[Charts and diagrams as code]
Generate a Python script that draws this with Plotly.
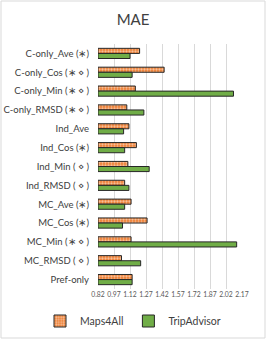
import plotly.graph_objects as go

categories = ["C-only_Ave (∗)", "C-only_Cos (∗ ⋄ )", "C-only_Min (∗ ⋄ )", "C-only_RMSD (∗ ⋄ )",
              "Ind_Ave", "Ind_Cos (∗)", "Ind_Min ( ⋄ )", "Ind_RMSD ( ⋄ )",
              "MC_Ave (∗)", "MC_Cos (∗)", "MC_Min (∗ ⋄ )", "MC_RMSD ( ⋄ )", "Pref-only"]
maps4all = [1.21, 1.44, 1.17, 1.09, 1.11, 1.18, 1.10, 1.07, 1.13, 1.28, 1.13, 1.04, 1.14]
tripadvisor = [1.12, 1.14, 2.09, 1.25, 1.06, 1.07, 1.30, 1.11, 1.07, 1.05, 2.12, 1.22, 1.14]
tick_vals = [0.82, 0.97, 1.12, 1.27, 1.42, 1.57, 1.72, 1.87, 2.02, 2.17]
axis_min = 0.82

W, H = 266, 340
ML, MR, MT, MB = 98, 24, 44, 51
PW, PH = W - ML - MR, H - MT - MB

FONT = "Lato, Liberation Sans, Arial, sans-serif"

fig = go.Figure()
fig.add_trace(go.Bar(
    y=categories, x=[v - axis_min for v in maps4all], base=axis_min, orientation="h", name="Maps4All",
    marker=dict(color="#ED7D31", line=dict(color="#262626", width=1),
                pattern=dict(shape=".", fgcolor="white", bgcolor="#ED7D31", size=3, solidity=0.45)),
))
fig.add_trace(go.Bar(
    y=categories, x=[v - axis_min for v in tripadvisor], base=axis_min, orientation="h", name="TripAdvisor",
    marker=dict(color="#70AD47", line=dict(color="#262626", width=1)),
))

def px_x(p):
    return (p - ML) / PW

def px_y(p):
    return (H - MB - p) / PH

fig.update_layout(
    width=W, height=H,
    margin=dict(l=ML, r=MR, t=MT, b=MB, pad=0, autoexpand=False),
    paper_bgcolor="white", plot_bgcolor="white",
    barmode="group", bargap=0.46, bargroupgap=0,
    font=dict(family=FONT, color="#404040"),
    title=dict(text="MAE", x=0.5, xanchor="center", y=1 - 20 / H, yanchor="middle",
               font=dict(size=15, color="#404040")),
    xaxis=dict(range=[axis_min, 2.17], tickvals=tick_vals, ticktext=[f"{v:.2f}" for v in tick_vals],
               showgrid=True, gridcolor="#D9D9D9", gridwidth=1, zeroline=False,
               showline=False, ticks="", tickangle=0, automargin=False,
               tickfont=dict(size=6.8, color="#595959")),
    yaxis=dict(autorange="reversed", showgrid=False, showline=False, ticks="", automargin=False,
               tickfont=dict(size=9.5, color="#404040"), ticklabelstandoff=8),
    legend=dict(orientation="h", x=px_x(40), xanchor="left",
                y=px_y(321), yanchor="middle",
                font=dict(size=10.5, color="#404040"),
                traceorder="normal", itemwidth=30),
    showlegend=True,
)

fig.add_shape(type="rect", xref="paper", yref="paper",
              x0=px_x(1), x1=px_x(265), y0=px_y(338), y1=px_y(1),
              line=dict(color="#D9D9D9", width=1), fillcolor="rgba(0,0,0,0)", layer="below")

fig.write_html("out.html", config={"displayModeBar": False},
               post_script="document.body.style.margin='0';document.body.style.overflow='hidden';")
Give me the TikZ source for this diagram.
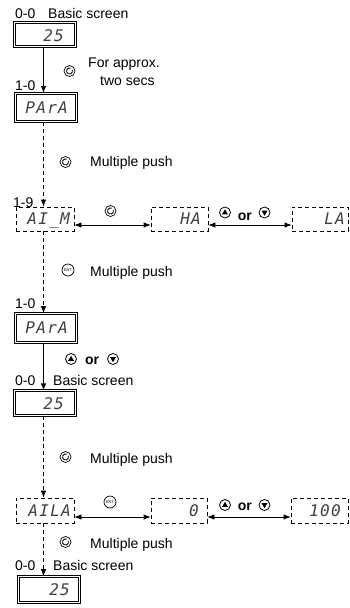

* Set task
Give solely the number of lines in the data that contain the string "this".

* Written reply
2